SAFCEI Executive Director Francesca de Gasparis says, “At the front of our minds as we mark and celebrate the 6th anniversary of the corrupt nuke deal court case, is Eskom’s proposal to extend the functioning of the Koeberg Nuclear Power Station – for an additional 20 years, until 2044 and 2045 for Units 1 and 2 respectively. We believe Eskom’s plans to be fatally flawed. It is not only the lack of information received for the safety case which is a major obstacle to proper public involvement in this very critical and far-reaching decision. The persistent problems at Koeberg in recent times, with one or other units offline for a number of reasons (through tripping, errors, and other faults) and resultant unreliability of the grid, also affect the feasibility of this proposed endeavour. All evidence that is in the public realm points to an unreliable and unaffordable nuclear power plant that is no longer fit for purpose and which should not have its life extended.”

In its recent report on Eskom’s adherence to IAEA Safety Standards and international best practices – regarding plans to extend the life of Koeberg nuclear power station beyond its original decommissioning date – the International Atomic Energy Agency (IAEA) raised several “deeply concerning” ‘issues’ mostly related to critical safety issues, with at least nine of these previously highlighted in 2015 and 2019. The IAEA’s Safety Aspects of Long-Term Operation (SALTO) report notes that all these must be resolved before the life extension can be considered safe.

According to Earthlife Africa’s Programme Officer Ulrich Steenkamp, “It is important for people to know that new nuclear energy plants will not solve our loadshedding issue. These power stations take between seven to ten years (sometimes, even longer) to build and costs could reach into the trillions. And with our country’s poor track record for getting things done, the wait will likely be even longer for South Africans. No, this is not feasible for a country like South Africa, especially with more affordable, safer options available that are quicker (and easier) to install.” These South African eco-justice organisations say they stand in solidarity with Ukrainians and call for the end of the weaponization of nuclear power by Russian soldiers, a current threat at the Zaporizhzhia power plant in Ukraine.

SAFCEI’s Wayne du Plessis says, “If a nuclear station is being used as a tool of war in Ukraine, who is to say it will never be used as such here in Africa? Nuclear is not needed here and the dangers are clear. We already have challenges with the disposal of nuclear waste in a compromised structure at the Koeberg power plant and any leakages will be detrimental to the communities living closest to the plant and its waste. That is the risk locally. Internationally, however, do we want to make South Africa a target to be exploited financially by countries that want to provide nuclear power and not be held accountable for anything that goes wrong in the process? There are cheaper renewable alternatives to our energy crisis.”

Faith Leader and Koeberg Alert Alliance spokesperson Lydia Petersen says, “Extending the life of Koeberg is a wasteful and futile exercise.
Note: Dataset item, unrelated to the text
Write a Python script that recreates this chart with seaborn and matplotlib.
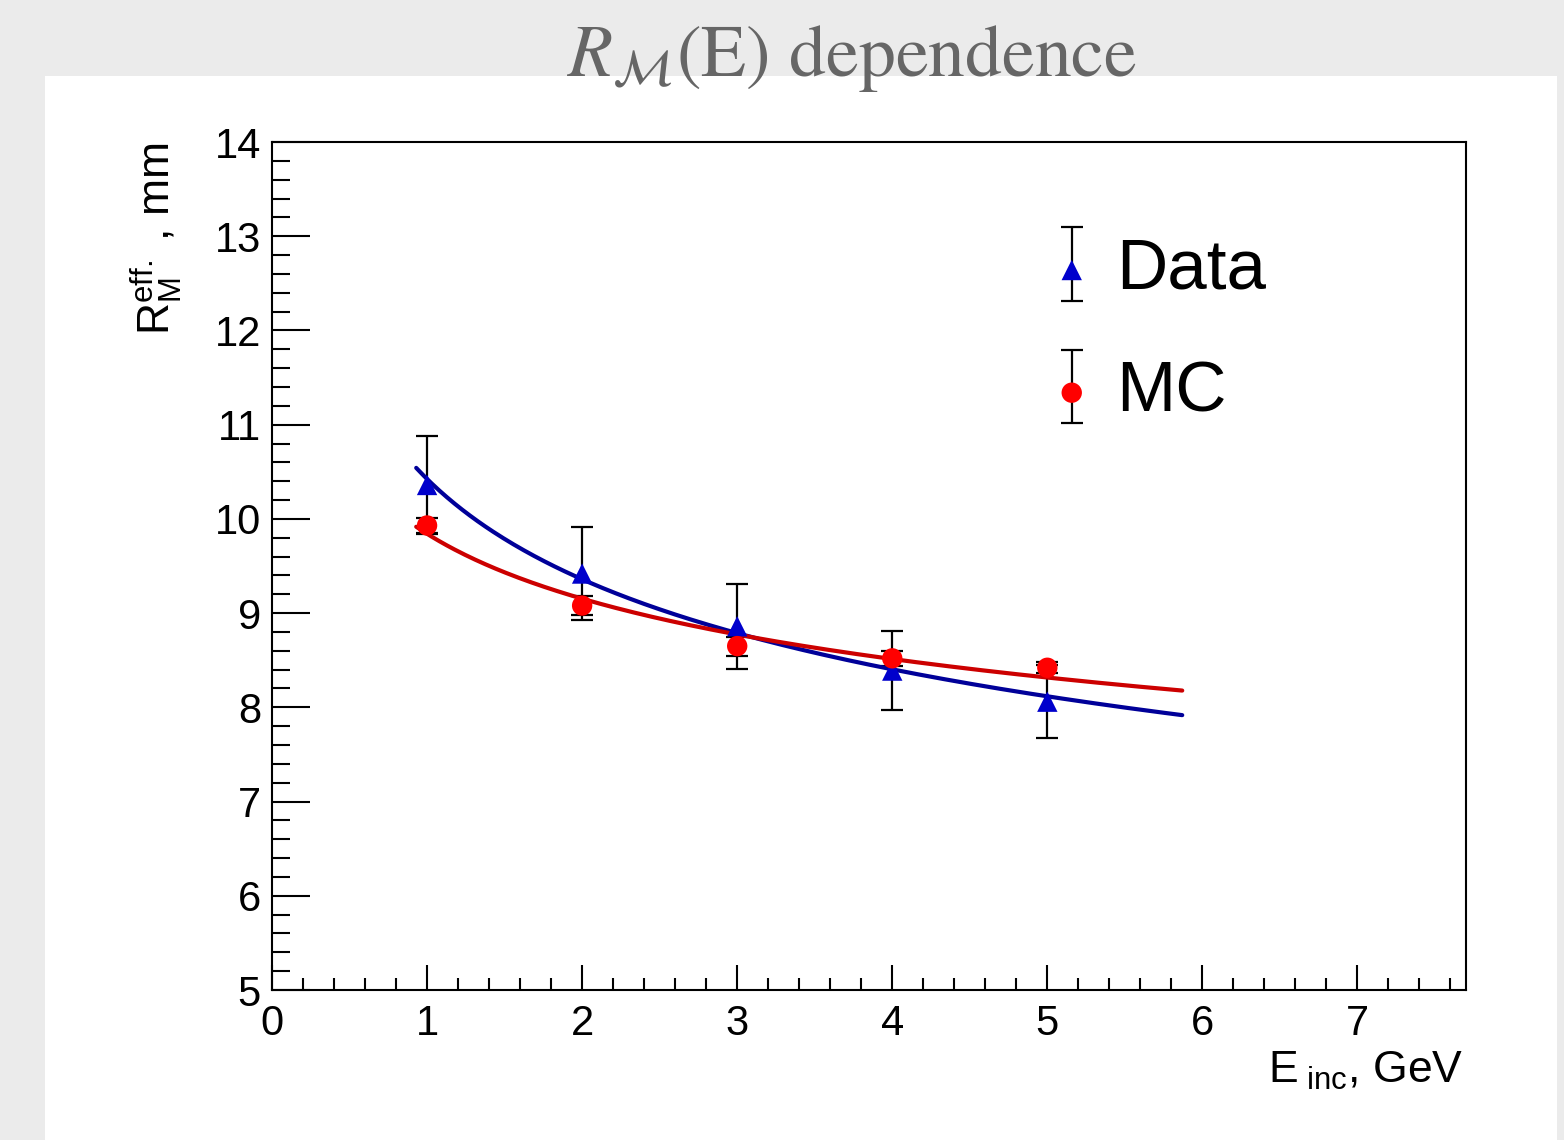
import numpy as np
import pandas as pd
import matplotlib
matplotlib.use('Agg')
import matplotlib.pyplot as plt
import seaborn as sns
from matplotlib.patches import Rectangle
from matplotlib.container import ErrorbarContainer
from matplotlib.legend_handler import HandlerErrorbar, HandlerTuple
from matplotlib.ticker import MultipleLocator

# ---------------- data ----------------
energy = [1, 2, 3, 4, 5]
data_rm = [10.36, 9.42, 8.86, 8.39, 8.06]
data_err = [0.52, 0.49, 0.45, 0.42, 0.39]
mc_rm = [9.93, 9.08, 8.65, 8.52, 8.42]
mc_err = [0.08, 0.10, 0.10, 0.08, 0.06]
fit_range = [0.93, 5.87]
series_names = ['Data', 'MC']
x_ticks = [0, 1, 2, 3, 4, 5, 6, 7]
y_ticks = [5, 6, 7, 8, 9, 10, 11, 12, 13, 14]

title_text = r'$R_{\mathcal{M}}$(E) dependence'
xlabel_text = r'E$_{\rm\ inc}$, GeV'
ylabel_text = r'R$^{\rm eff.}_{\rm M}$ , mm'

marker_colors = {'Data': '#0000cc', 'MC': '#ff0000'}
line_colors = {'Data': '#000099', 'MC': '#cc0000'}
markers = {'Data': '^', 'MC': 'o'}

# ---------------- frames ----------------
df = pd.DataFrame({
    'E': energy + energy,
    'R': data_rm + mc_rm,
    'err': data_err + mc_err,
    'series': [series_names[0]] * len(energy) + [series_names[1]] * len(energy),
})

# power-law fit R = A * E^p (least squares in log space)
fit_rows = []
E_fit = np.linspace(fit_range[0], fit_range[1], 300)
for name in series_names:
    sub = df[df.series == name]
    p, lnA = np.polyfit(np.log(sub.E), np.log(sub.R), 1)
    for e in E_fit:
        fit_rows.append({'E': e, 'R': np.exp(lnA) * e ** p, 'series': name})
fit_df = pd.DataFrame(fit_rows)

# ---------------- style ----------------
sns.set_theme(style='ticks')
plt.rcParams['font.family'] = ['Liberation Sans', 'DejaVu Sans']
plt.rcParams['mathtext.fontset'] = 'custom'
plt.rcParams['mathtext.rm'] = 'Liberation Sans'
plt.rcParams['mathtext.it'] = 'Liberation Sans:italic'
plt.rcParams['mathtext.bf'] = 'Liberation Sans:bold'
plt.rcParams['text.color'] = 'black'

W, H = 1564, 1140
fig = plt.figure(figsize=(W / 100, H / 100), dpi=100, facecolor='#ebebeb')
fig.add_artist(Rectangle((45 / W, 0), (1557 - 45) / W, (H - 76) / H,
                         transform=fig.transFigure, facecolor='white',
                         edgecolor='none', zorder=-5))

ax = fig.add_axes([272 / W, 1 - 990 / H, (1466 - 272) / W, (990 - 142) / H])
ax.set_facecolor('white')

# error bars
err_handles = {}
for name in series_names:
    sub = df[df.series == name]
    err_handles[name] = ax.errorbar(sub.E, sub.R, yerr=sub.err, fmt='none',
                                    ecolor='black', elinewidth=1.6,
                                    capsize=8, capthick=1.6, zorder=2)

# fit curves
sns.lineplot(data=fit_df, x='E', y='R', hue='series', palette=line_colors,
             linewidth=3, ax=ax, legend=False, zorder=3, sort=True,
             estimator=None)

# markers
scat_handles = {}
for name in series_names:
    sub = df[df.series == name]
    sns.scatterplot(data=sub, x='E', y='R', color=marker_colors[name],
                    marker=markers[name], s=215, edgecolor='none',
                    linewidth=0, ax=ax, legend=False, zorder=4)
    scat_handles[name] = ax.collections[-1]

ax.set_xlim(0, 7.7)
ax.set_ylim(5, 14)
ax.set_xticks(x_ticks)
ax.set_yticks(y_ticks)
ax.xaxis.set_minor_locator(MultipleLocator(0.2))
ax.yaxis.set_minor_locator(MultipleLocator(0.2))
ax.set_xlabel('')
ax.set_ylabel('')
for s in ax.spines.values():
    s.set_visible(True)
    s.set_linewidth(1.5)
    s.set_color('black')
ax.tick_params(axis='both', which='both', direction='in', colors='black',
               width=1.5, labelsize=30, top=False, right=False)
ax.tick_params(axis='y', which='major', length=27, pad=8)
ax.tick_params(axis='y', which='minor', length=13)
ax.tick_params(axis='x', which='major', length=18, pad=10)
ax.tick_params(axis='x', which='minor', length=9)

# legend
handles = [(err_handles[n], scat_handles[n]) for n in series_names]
leg = ax.legend(handles, series_names, loc='center left',
                bbox_to_anchor=(0.652, 0.776), frameon=False, fontsize=51,
                borderpad=0, borderaxespad=0, handlelength=0.6,
                handletextpad=0.33, labelspacing=0.8, labelcolor='black',
                handler_map={tuple: HandlerTuple(ndivide=1, pad=0),
                             ErrorbarContainer: HandlerErrorbar(yerr_size=0.52)})

# texts
fig.text(851.5 / W, 1 - 76 / H, title_text, ha='center', va='baseline',
         fontsize=53, color='#666666', family='STIXGeneral',
         math_fontfamily='stix')
fig.text(1463 / W, 1 - 1083 / H, xlabel_text, ha='right', va='baseline',
         fontsize=32, color='black')
fig.text(157 / W, 1 - 142 / H, ylabel_text, ha='center', va='top',
         rotation=90, fontsize=32, color='black')

fig.savefig('out.png', dpi=100, facecolor=fig.get_facecolor())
As it is, the public does not know the actual cost of the refurbishment – it is certainly much more than the last public account given of R20bn, estimated in 2010. What is more, all this is being spent before the National Nuclear Regulator has even approved the life extension. This could end up a huge waste of money, which Eskom will have to reclaim by increasing electricity prices. Koeberg is not the answer to our immediate energy crisis, as it has been proven to be unreliable during the last two years. Recently the Unit 2 tripped, and with Unit 1 offline already, Koeberg did not contribute a single megawatt to the grid for a few days, at a time we so desperately needed it. We have 30GW of new renewable projects approved, which means there will be no need for the less than 2GW from Koeberg after 2025. Furthermore, we have no plan for a permanent solution to the nuclear waste, and so the first step should be to stop making more of it, and to shut down Koeberg at the end of its life as originally planned. The ongoing loss of skilled staff from Koeberg is another major safety concern. How can we be sure that there is the capacity to deal with any emergency, should one arise?”

“Despite the limited amount of information available about Koeberg Power Plant’s current status, it is clear that we should not be extending the life of Koeberg or even considering new nuclear power at all. Nuclear power is not only a danger because of 14 listed reasons in the IAEA’s report, but also because there is not yet a long-term plan for the radioactive waste - waste that could have harmful  impacts on our environment, as well as on the wellbeing of communities. In addition to this, new nuclear power simply doesn't make sense as it is not affordable. With the lack of transparency around the safety of Koeberg, and its unaffordability, any further investment would leave youth and future generations to inherit a world of injustice,”  says youth activist and Project 90 by 2030 spokesperson, Gabriel Klaasen

According to The Green Connection’s Liziwe McDaid, “New nuclear power is neither affordable nor appropriate for South Africa, and a false solution for climate change. As government corruption continues to be exposed, we remain acutely mindful of the danger that such enormously expensive projects may be promoted by those who see the potential for unlimited looting. This is especially pertinent when we remember that our government has previously demonstrated a willingness to enter the country into unlawful, secret nuclear deals. It is important that people fight for  independent, careful, ethical, and expert oversight of existing nuclear facilities. One wrong slip and the disaster will be felt for generations."